Take the vehicle immediately and sell/auction it, no second chances, a bit tough but effective...

'Tough but effective?'

But, is it reasonable?

On the one hand, if a driver is behind the wheel of his own vehicle, and has chosen to operate that vehicle without holding a valid license, then fair enough, let's impound it! Immediate problem solved. (Ironically, of course, if the driver hasn't renewed his license due to outstanding fines owed to ICBC, the action of locking up their car until they're able to legally recover it isn't likely to help their individual financial situation.)

But if the owner of the vehicle hasn't realized that the driver no longer holds a valid license, then the punishment is inflicted on the vehicle owner, rather than the driver who drove without a valid license. And being as they don't hold a valid license, then they can't be issued demerit points, only a fine.

So the effect of the impound punishment will quite differently affect the miscreant driver, and the error of ommision on the part of the vehicle owner, for not ensuring they were properly licensed.

Senior licensing.

I think this deserves some clarity:

I've also had conversations with ICBC Driver Examiners in the past. Occasionally they would have a senior to re-examine and after a road test would fail the driver. Many of them would hand in their driver's licence, return to their vehicle and drive home.

20+ years ago, when I was a Driver Examiner, there was a certain amount of discretion allowed in the event of a Senior failing their re-exam. So long as they were able to drive in a reasonably safe manner, it was normal to withold their Driver License and replace it with a Class 5 Learner License (the key stipulation there being the requirement for an adult licensed driver to occupy the right front seat).
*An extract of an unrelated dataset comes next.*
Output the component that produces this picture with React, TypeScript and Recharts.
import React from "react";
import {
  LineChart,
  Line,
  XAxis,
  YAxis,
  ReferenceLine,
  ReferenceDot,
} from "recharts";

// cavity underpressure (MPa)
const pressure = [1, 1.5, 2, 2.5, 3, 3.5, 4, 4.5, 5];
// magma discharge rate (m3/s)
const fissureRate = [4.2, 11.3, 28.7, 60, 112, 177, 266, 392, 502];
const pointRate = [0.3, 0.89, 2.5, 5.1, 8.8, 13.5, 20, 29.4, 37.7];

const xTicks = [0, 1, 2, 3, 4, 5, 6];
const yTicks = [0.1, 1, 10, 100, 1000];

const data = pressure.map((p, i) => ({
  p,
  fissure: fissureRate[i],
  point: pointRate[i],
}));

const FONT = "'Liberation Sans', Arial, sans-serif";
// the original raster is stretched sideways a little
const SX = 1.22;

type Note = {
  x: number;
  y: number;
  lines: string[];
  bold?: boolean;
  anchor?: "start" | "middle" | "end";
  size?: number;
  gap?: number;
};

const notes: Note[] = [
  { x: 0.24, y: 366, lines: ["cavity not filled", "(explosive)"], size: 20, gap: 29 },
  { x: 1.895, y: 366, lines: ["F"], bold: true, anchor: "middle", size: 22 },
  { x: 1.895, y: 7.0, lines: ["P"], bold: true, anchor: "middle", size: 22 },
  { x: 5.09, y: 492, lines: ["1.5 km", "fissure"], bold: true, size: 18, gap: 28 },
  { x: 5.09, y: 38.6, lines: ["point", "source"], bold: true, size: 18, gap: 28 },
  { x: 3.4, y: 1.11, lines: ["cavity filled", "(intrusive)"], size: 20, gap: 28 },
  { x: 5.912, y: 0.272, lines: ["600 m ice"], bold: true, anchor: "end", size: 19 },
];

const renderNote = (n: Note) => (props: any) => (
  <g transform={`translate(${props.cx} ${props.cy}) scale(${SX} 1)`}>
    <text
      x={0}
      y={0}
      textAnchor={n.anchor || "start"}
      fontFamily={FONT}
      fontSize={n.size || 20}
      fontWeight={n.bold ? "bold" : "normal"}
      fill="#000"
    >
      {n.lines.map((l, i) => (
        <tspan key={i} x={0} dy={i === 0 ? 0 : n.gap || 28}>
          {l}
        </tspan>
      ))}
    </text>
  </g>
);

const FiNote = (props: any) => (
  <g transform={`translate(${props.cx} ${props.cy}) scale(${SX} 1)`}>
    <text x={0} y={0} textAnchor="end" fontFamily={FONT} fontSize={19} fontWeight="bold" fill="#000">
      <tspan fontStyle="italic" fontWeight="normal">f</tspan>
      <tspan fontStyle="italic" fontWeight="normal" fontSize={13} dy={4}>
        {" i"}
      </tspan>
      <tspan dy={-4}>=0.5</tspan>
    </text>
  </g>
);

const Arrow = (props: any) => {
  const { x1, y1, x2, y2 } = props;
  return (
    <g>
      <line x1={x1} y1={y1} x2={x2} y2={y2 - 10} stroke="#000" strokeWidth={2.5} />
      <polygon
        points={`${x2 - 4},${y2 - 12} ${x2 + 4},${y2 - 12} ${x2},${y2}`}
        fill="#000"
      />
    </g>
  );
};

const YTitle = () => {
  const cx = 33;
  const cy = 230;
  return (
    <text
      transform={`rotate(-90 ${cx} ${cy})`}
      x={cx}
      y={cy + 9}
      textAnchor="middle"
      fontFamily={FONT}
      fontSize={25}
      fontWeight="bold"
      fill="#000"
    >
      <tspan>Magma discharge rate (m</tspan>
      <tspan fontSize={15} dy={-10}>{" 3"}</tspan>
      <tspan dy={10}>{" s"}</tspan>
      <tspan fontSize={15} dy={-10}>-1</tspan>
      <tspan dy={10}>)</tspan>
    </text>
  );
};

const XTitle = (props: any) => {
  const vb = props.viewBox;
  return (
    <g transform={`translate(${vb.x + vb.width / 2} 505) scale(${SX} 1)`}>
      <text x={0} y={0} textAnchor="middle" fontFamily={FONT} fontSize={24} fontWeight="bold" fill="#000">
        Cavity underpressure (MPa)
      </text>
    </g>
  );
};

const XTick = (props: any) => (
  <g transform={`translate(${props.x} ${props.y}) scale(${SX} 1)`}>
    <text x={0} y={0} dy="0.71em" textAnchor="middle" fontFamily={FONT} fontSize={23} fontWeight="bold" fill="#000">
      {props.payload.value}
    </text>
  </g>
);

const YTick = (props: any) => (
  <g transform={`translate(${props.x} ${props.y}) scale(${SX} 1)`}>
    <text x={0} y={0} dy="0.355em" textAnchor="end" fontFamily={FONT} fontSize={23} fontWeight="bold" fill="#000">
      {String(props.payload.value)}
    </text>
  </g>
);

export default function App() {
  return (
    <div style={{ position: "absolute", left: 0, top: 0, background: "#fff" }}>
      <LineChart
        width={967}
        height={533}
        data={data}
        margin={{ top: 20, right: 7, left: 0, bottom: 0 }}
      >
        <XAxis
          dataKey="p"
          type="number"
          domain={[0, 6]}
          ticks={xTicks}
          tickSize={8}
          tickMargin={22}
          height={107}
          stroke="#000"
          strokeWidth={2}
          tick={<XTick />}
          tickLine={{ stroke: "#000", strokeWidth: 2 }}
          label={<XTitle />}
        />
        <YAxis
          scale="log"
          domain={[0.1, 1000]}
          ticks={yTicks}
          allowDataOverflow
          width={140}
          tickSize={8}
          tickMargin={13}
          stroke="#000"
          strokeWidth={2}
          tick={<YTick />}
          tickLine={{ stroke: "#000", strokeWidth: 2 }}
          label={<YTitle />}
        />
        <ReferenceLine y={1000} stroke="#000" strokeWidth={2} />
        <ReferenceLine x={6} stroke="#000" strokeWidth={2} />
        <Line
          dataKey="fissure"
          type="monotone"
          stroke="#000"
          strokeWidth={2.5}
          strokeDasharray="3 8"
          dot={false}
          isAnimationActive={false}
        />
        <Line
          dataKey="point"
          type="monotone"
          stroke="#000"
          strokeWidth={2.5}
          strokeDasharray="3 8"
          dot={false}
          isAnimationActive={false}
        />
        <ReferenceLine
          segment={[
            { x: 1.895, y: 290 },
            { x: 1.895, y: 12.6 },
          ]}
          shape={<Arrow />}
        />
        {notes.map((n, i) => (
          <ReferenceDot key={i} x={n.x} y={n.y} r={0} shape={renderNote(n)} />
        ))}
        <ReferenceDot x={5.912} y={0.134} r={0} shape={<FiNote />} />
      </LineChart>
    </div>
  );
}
But if they had shown up by themselves for the test, we would also write out a 2616 form; basically a one-way ticket to drive themselves back home again, legally. And after all, if someone has managed to survive sixty-odd years behind the wheel, and maybe just went into a playground zone at 40 km/h (which caused them to fail) then there's no logical reason not to provide that courtesy.
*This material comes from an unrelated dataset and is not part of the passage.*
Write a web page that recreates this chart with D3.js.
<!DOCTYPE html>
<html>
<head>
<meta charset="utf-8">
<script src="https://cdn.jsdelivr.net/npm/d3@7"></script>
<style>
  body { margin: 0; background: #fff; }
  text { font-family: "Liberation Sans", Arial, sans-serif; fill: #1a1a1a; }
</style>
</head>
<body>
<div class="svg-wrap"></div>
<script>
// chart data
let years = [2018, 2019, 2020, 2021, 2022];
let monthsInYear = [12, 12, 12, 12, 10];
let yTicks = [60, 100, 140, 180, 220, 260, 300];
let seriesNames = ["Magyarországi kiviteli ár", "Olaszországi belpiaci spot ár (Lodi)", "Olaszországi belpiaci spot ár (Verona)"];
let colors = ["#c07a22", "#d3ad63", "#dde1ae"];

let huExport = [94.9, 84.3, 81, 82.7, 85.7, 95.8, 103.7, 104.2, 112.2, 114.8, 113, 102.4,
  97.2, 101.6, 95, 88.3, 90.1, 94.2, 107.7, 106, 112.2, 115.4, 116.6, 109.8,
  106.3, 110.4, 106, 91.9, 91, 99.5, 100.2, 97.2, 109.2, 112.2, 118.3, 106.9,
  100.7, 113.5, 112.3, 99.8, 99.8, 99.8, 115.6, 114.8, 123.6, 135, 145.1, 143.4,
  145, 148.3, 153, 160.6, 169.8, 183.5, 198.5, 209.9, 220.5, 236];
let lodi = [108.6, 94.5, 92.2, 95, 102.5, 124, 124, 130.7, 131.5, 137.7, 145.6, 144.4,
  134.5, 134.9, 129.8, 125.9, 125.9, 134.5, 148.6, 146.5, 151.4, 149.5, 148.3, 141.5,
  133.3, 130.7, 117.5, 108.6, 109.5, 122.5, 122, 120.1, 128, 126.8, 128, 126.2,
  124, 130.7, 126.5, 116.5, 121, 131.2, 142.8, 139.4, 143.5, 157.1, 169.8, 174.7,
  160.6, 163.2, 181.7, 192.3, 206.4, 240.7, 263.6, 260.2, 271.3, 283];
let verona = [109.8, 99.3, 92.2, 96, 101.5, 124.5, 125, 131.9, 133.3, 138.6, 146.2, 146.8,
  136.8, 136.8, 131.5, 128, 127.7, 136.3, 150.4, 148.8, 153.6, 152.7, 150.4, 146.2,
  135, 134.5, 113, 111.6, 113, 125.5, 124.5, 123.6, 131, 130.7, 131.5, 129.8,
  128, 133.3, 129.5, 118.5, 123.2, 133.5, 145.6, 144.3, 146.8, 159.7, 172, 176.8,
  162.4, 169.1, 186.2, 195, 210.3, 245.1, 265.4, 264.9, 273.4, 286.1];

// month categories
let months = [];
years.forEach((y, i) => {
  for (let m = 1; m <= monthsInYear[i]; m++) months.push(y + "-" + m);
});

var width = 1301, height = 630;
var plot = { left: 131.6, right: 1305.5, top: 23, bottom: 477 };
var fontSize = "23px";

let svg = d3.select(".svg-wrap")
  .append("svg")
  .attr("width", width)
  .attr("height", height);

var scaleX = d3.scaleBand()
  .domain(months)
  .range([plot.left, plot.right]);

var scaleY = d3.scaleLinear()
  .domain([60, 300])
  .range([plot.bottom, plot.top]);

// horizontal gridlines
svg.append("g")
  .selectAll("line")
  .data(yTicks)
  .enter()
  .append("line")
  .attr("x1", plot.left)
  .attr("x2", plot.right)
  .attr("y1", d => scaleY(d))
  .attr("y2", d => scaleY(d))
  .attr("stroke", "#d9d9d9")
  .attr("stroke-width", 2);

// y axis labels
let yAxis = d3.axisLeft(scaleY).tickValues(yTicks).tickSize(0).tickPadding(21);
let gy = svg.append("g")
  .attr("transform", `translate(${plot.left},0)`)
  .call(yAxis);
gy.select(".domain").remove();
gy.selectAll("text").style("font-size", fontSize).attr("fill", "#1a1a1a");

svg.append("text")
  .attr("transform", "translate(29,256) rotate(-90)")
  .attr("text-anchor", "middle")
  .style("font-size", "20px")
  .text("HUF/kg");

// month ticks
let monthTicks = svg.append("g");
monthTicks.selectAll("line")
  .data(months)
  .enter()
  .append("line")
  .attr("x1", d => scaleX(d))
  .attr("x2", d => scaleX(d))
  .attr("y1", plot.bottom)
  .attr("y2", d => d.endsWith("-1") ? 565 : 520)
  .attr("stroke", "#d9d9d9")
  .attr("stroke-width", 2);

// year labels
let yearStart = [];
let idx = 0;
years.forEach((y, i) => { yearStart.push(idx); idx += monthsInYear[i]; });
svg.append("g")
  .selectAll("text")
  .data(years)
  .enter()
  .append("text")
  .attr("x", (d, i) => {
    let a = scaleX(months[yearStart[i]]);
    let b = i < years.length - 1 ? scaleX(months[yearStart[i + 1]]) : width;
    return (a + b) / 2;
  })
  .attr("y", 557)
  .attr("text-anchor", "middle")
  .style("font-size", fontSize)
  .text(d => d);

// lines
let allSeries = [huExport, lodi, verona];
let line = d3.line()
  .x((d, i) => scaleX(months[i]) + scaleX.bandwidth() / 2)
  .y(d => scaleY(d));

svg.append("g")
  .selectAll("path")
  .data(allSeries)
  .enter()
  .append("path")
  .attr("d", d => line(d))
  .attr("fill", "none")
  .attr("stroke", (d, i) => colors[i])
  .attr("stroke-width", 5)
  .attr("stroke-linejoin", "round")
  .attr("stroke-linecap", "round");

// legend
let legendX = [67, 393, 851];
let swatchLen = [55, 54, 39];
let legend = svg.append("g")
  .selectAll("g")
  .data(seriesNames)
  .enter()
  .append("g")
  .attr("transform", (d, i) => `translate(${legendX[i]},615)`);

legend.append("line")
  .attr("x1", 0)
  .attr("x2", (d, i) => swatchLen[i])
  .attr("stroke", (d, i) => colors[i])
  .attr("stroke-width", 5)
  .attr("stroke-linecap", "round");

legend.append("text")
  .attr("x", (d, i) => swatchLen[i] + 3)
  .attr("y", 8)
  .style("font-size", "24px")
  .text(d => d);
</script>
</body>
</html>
These days of course, the demerits point road test design is no longer used in the case of seniors undergoing a re-exam. It's been replaced with the Enhanced Road Assessment. And amongst the instructions provided on the ICBC site is this:

If there were any traffic violations, dangerous actions, or other safety concerns during your ERA, you will be issued a learner’s driver’s licence while your file is reviewed by RoadSafetyBC. This means you will need a licensed supervisor in the vehicle when you drive. Please ensure you bring a licensed companion to your ERA appointment in the event you are issued a learner’s licence.
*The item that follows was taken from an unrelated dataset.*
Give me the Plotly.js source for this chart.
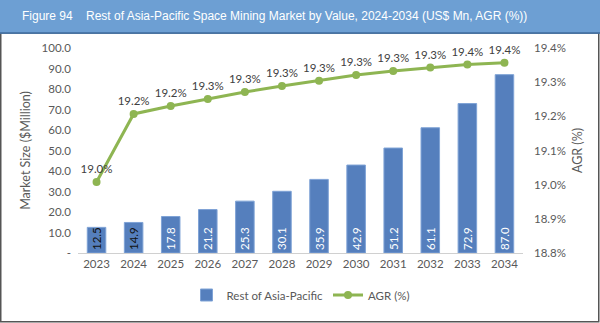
<!DOCTYPE html>
<html>
<head>
<meta charset="utf-8">
<script src="https://cdn.plot.ly/plotly-3.0.1.min.js"></script>
<style>html,body{margin:0;padding:0;background:#fff;}#chart{width:600px;height:323px;}</style>
</head>
<body>
<div id="chart"></div>
<script>
// Data
const years = ['2023','2024','2025','2026','2027','2028','2029','2030','2031','2032','2033','2034'];
const marketSize = [12.5, 14.9, 17.8, 21.2, 25.3, 30.1, 35.9, 42.9, 51.2, 61.1, 72.9, 87.0];
const agr = [19.008, 19.207, 19.230, 19.251, 19.271, 19.289, 19.304, 19.321, 19.333, 19.343, 19.352, 19.357];
const leftTickVals = [0, 10, 20, 30, 40, 50, 60, 70, 80, 90, 100];
const leftTickText = ['-', '10.0', '20.0', '30.0', '40.0', '50.0', '60.0', '70.0', '80.0', '90.0', '100.0'];
const rightTickVals = [18.8, 18.9, 19.0, 19.1, 19.2, 19.3, 19.4];
const rightTickText = ['18.8%', '18.9%', '19.0%', '19.1%', '19.2%', '19.3%', '19.4%'];
const seriesNames = ['Rest of Asia-Pacific', 'AGR (%)'];
const figureLabel = 'Figure 94';
const chartTitle = 'Rest of Asia-Pacific Space Mining Market by Value, 2024-2034 (US$ Mn, AGR (%))';

const W = 600, H = 323;
const M = {l: 78, r: 77, t: 48, b: 70};
const pw = W - M.l - M.r, ph = H - M.t - M.b;
const px2x = p => (p - M.l) / pw;
const py2y = p => (H - M.b - p) / ph;

const FONT = 'Lato, "Open Sans", sans-serif';
const GREY = '#595959';

const barTextColors = marketSize.map(v => v < 16 ? '#111111' : '#ffffff');

const traces = [
  {
    type: 'bar', name: seriesNames[0], x: years, y: marketSize,
    marker: {color: '#557fbd', line: {color: '#7fa3d6', width: 1}},
    texttemplate: '%{y:.1f}', textposition: 'inside', insidetextanchor: 'start',
    textangle: -90, constraintext: 'none', cliponaxis: false,
    textfont: {family: FONT, size: 11.5, color: barTextColors},
    insidetextfont: {family: FONT, size: 11.5, color: barTextColors},
    hoverinfo: 'skip'
  },
  {
    type: 'scatter', mode: 'lines+markers+text', name: seriesNames[1], x: years, y: agr,
    yaxis: 'y2',
    line: {color: '#8eb552', width: 3},
    marker: {color: '#8eb552', size: 8},
    texttemplate: '%{y:.1f}%', textposition: 'top center',
    textfont: {family: FONT, size: 11.5, color: '#404040'},
    cliponaxis: false, hoverinfo: 'skip'
  }
];

const layout = {
  width: W, height: H,
  margin: M,
  paper_bgcolor: '#ffffff', plot_bgcolor: '#ffffff',
  font: {family: FONT, color: GREY, size: 11.5},
  bargap: 0.5,
  showlegend: true,
  legend: {orientation: 'h', x: 0.5, xanchor: 'center', y: py2y(295), yanchor: 'middle',
           font: {family: FONT, size: 11.5, color: GREY}, itemwidth: 30, tracegroupgap: 0},
  xaxis: {
    type: 'category', showgrid: false, zeroline: false,
    showline: true, linecolor: '#d0d0d0', linewidth: 1,
    ticks: '', tickfont: {family: FONT, size: 11.5, color: GREY},
    range: [-0.5, 11.5], fixedrange: true
  },
  yaxis: {
    range: [0, 100], tickvals: leftTickVals, ticktext: leftTickText,
    showgrid: false, zeroline: false, showline: false, ticks: '',
    tickfont: {family: FONT, size: 11.5, color: GREY}, ticklabelstandoff: 6,
    title: {text: 'Market Size ($Million)', font: {family: FONT, size: 12.5, color: GREY}, standoff: 8},
    automargin: false
  },
  yaxis2: {
    overlaying: 'y', side: 'right', range: [18.8, 19.4],
    tickvals: rightTickVals, ticktext: rightTickText,
    showgrid: false, zeroline: false, showline: false, ticks: '',
    tickfont: {family: FONT, size: 11.5, color: GREY}, ticklabelstandoff: 10,
    title: {text: 'AGR (%)', font: {family: FONT, size: 12.5, color: GREY}, standoff: 8},
    automargin: false
  },
  shapes: [
    {type: 'rect', xref: 'paper', yref: 'paper', x0: px2x(0.75), x1: px2x(598.75), y0: py2y(321.75), y1: py2y(33),
     line: {color: '#555555', width: 1.5}, fillcolor: 'rgba(0,0,0,0)', layer: 'below'},
    {type: 'rect', xref: 'paper', yref: 'paper', x0: px2x(0), x1: px2x(600), y0: py2y(33.5), y1: py2y(0),
     line: {width: 0}, fillcolor: '#6d9fd3', layer: 'below'},
    {type: 'line', xref: 'paper', yref: 'paper', x0: px2x(0), x1: px2x(600), y0: py2y(33), y1: py2y(33),
     line: {color: '#3f6b9e', width: 1.5}}
  ],
  annotations: [
    {xref: 'paper', yref: 'paper', x: px2x(20), y: py2y(16), xanchor: 'left', yanchor: 'middle',
     text: figureLabel, showarrow: false, font: {family: 'Liberation Sans, Arial, sans-serif', size: 12, color: '#ffffff'}},
    {xref: 'paper', yref: 'paper', x: px2x(84), y: py2y(16), xanchor: 'left', yanchor: 'middle',
     text: chartTitle, showarrow: false, font: {family: 'Liberation Sans, Arial, sans-serif', size: 12, color: '#ffffff'}}
  ]
};

Plotly.newPlot('chart', traces, layout, {displayModeBar: false, staticPlot: true});
</script>
</body>
</html>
That helps to ensure that both the senior, and their vehicle, are able to return home safely and legally regardless of the outcome.

(These days, due to Covid-19 and the massive backlog for other types of driving test, the ERA program is not in operation. So seniors are being re-issued their 5-year license renewals without triggering a medical form being issued per RSBC.)

ICBC traffic ticket statistics show an average of about 2,400 driving while prohibited charges under the Motor Vehicle Act each year from 2014 to 2018. There were also about 310 criminal charges for driving while disqualified annually during that time frame.

I wonder how accurately this reflects the number of drivers out there who don't actually hold a valid license.

Consequences

Consequence for our actions. We all make mistakes, but three strikes (same offense) and "Your Out". There are many things that we use daily in this world, the vehicle is one that can maim, kill and subsequently alter people's lives. Any program, law or enforcement of laws that save a life ...is a good law.